Presidents
Last President of Emory College in Oxford, First President of Emory University
James Edward Dickey, Class of 1891
1864-1928
President 1902-15
The last president to serve Emory College in Oxford was also the first president of Emory who had no personal memory of the Civil War and its devastation. He was, therefore, the first Emory president who was a product of that "new South" heralded by Atticus Haygood fifteen years after the war's end.
James E. Dickey entered Emory college at the ripe age of twenty-three, graduating in 1891. Staying on as an adjunct professor of mental and moral science, he also received his license to preach, and in 1899 he left Emory to serve three years as minister of Grace Methodist Church in Atlanta. But when Charles Dowman resigned on June 8, 1902, the trustees immediately elected Dickey to take over the reins of the college. They would not let him go for thirteen years, despite his two resignations.
Apparently a systematic thinker, he set himself six goals in his first year and accomplished most of them. First, he wanted to pay off the thousand-dollar debt still remaining on Candler Hall, which housed the library; that he did. Second, he sought to build and pay for a new science hall named for President Pierce. That building, completed in 1904, was the first building in Oxford with steam, gas, and running water.

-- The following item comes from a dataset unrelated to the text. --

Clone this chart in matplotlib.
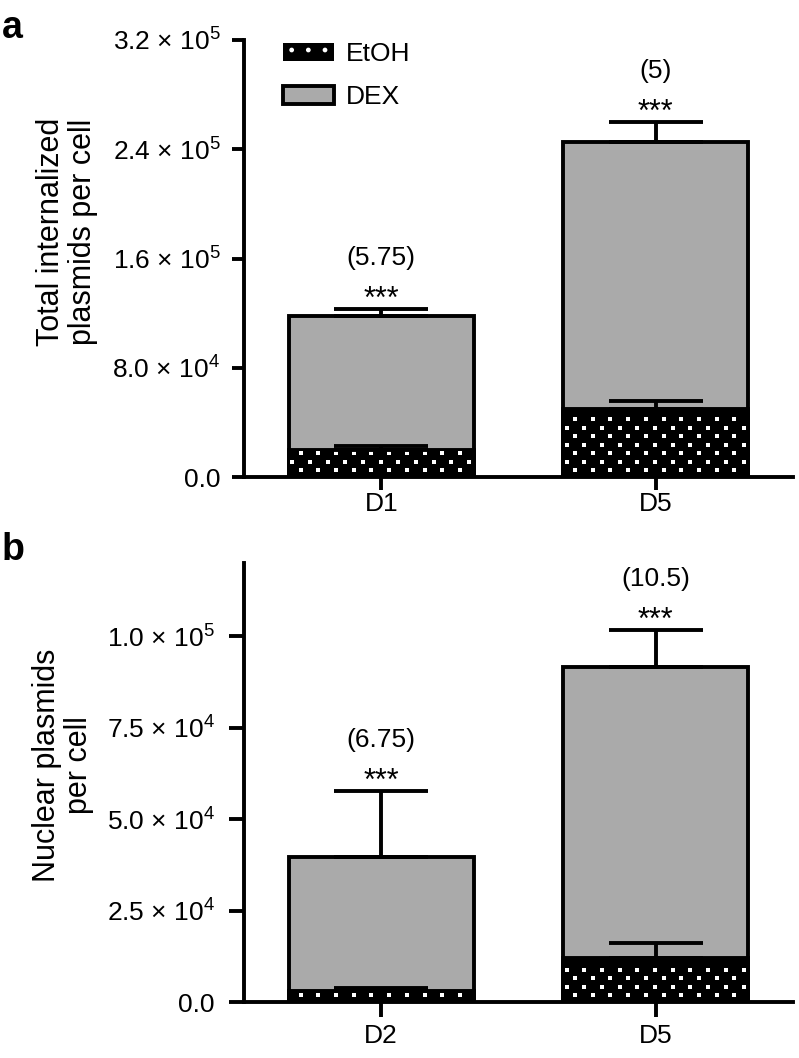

Third, Dickey intended to build a new gymnasium. The college had established its first requirement for athletics—two hours a week—in 1899, and the old technology lab built by Hopkins had served as a poor gym. With funding largely from J. P. Williams and Asa G. Candler and a handful of others, Dickey opened Williams Gymnasium in 1907. Built at a cost of $27,000, it ran $10,000 over budget and was putatively the finest gym in the South at the time, boasting steam heat, hot and cold running water, electricity, and a ventilation system.
Fourth, Dickey wanted to collect repayments of old loans to students in order to recycle the funds to current students and enlarge the Loan Fund, and he was in fact able to add a bit to the Loan Fund.
Fifth, Dickey aimed to increase the enrollment of the college to three hundred students or more. By 1910 enrollment was up to 313, but it would slip back to 260 in the fall of 1914, by which time the move to Atlanta was on the horizon.
Finally, Dickey intended to add to the endowment. Two years after taking office, he reported to the trustees that the college should have an endowment of at least $500,000. The endowment in 1902 was $203,000. In 1906, the board took up Dickey's invitation and launched a campaign to raise an additional $300,000. The trustees themselves pledged $66,000, although $50,000 of that pledge had been made by Asa Candler. The Alumni Association pledged $30,000 to endow a professorship in history. Soon enough all $300,000 had been pledged. True to its nineteenth-century habits, though, the college would collect less than half of those pledges. When Dickey resigned the endowment still stood at only $325,000.
Meanwhile, Dickey fought another battle for the shape of campus life. His predecessor, President Dowman, in 1901 had tried to persuade the trustees to sell the deteriorating helping halls, get students out of boarding houses in town, and move them into regular dormitories. The trustees instead had decided to fix up the helping halls and forgo the headaches of managing residence halls on campus. Dickey had more success than Dowman, however, as he showed that other colleges were making good use of residence halls. In 1912 Haygood Dormitory, originally budgeted to cost $50,000, opened at a cost of $67,000, paid in part by Asa Candler's pledge to the endowment. The previous year, the college had begun accumulating a budget deficit, which the trustees covered by encroaching on the endowment to the tune of $30,000 by 1915. Asa Candler would pay off this debt to make the endowment whole before the college moved to Atlanta.
In retrospect the Dickey administration looks a bit like a holding pattern, as the college made the slow transition from nineteenth-century Oxford to twentieth-century Atlanta. Still, Dickey oversaw the reestablishment of a law program from 1903 to 1907 and the creation of a department of theology in 1911, which merged with biblical studies in 1915 to become the Department of Biblical Literature and Theology.
It is difficult to tell how much Dickey's administration of the college was affected by the proximity of Bishop Candler, just forty miles away in Atlanta, and closer than that through the influence of his brother Asa, who chaired the Finance Committee. Dickey tried to resign in 1910 to become secretary of the Board of Education of the Methodist Episcopal Church, South, but Emory's trustees declined his resignation and instead elected him to a three-year term as president. Two years later he submitted his resignation again, and again the board declined. One wonders about the free will of the man. In 1915, with the University established in Atlanta and Bishop Candler at its head as chancellor, Dickey apparently saw no reason to continue in an office that promised little reward or meaning, and this time his resignation was accepted. He continued to serve Emory as a trustee of the University and went on to become a bishop of the church.